Zakowska collaborates with series creator and director Amy Sherman-Palladino, who also created “Gilmore Girls,” and Ms. Brosnahan. She consulted with Ms. Sherman-Palladino when she chose a red dress for the scene when Midge’s husband, Joel (Michael Zegen), tries to persuade Midge to make their marriage work. “I wanted, when he came back, for her to be stronger than strong, you know what I mean?” she says. “And that’s the sort of thing where I talk to Amy about it and then it will appear in the script.”

When it comes to creating other looks for Midge and the people in her world, inspiration can sometimes come from an accessory. “I might pull a color out of the shoe and say, well, let’s do that,” Zakowska says. She cites New York photographer Saul Leiter, whose first exhibition of color photography was in the 1950s, as an influence. “One photograph … could really trigger a whole outfit,” she says of his work.

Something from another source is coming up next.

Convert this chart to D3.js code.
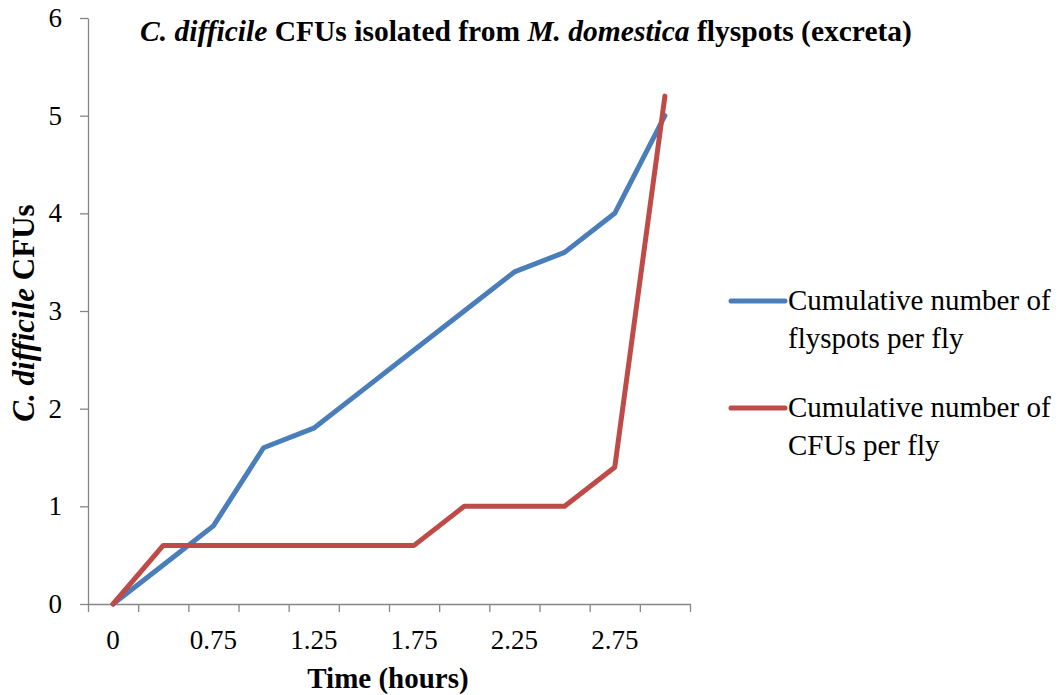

Zakowska, who often creates the costumes from scratch, thinks these period looks are garnering interest because they are wearable. “I mean, I loved ‘John Adams’ … and I got an Emmy for that and everything, but no one really imagined themselves in the clothes in the same way.”

“Maisel,” rated TV-MA for profanity and nudity, won multiple Emmys this fall, including for best comedy series and for lead actress in a comedy series. The team of Zakowska, Marina Reti, Ginnie Patton, and Sheila Grover was nominated for best period costumes.

For Zakowska, the ultimate consideration for all the clothing is the scene and what’s happening with the character.

 “You’re telling a story,” she says. “Clothes tell a story.”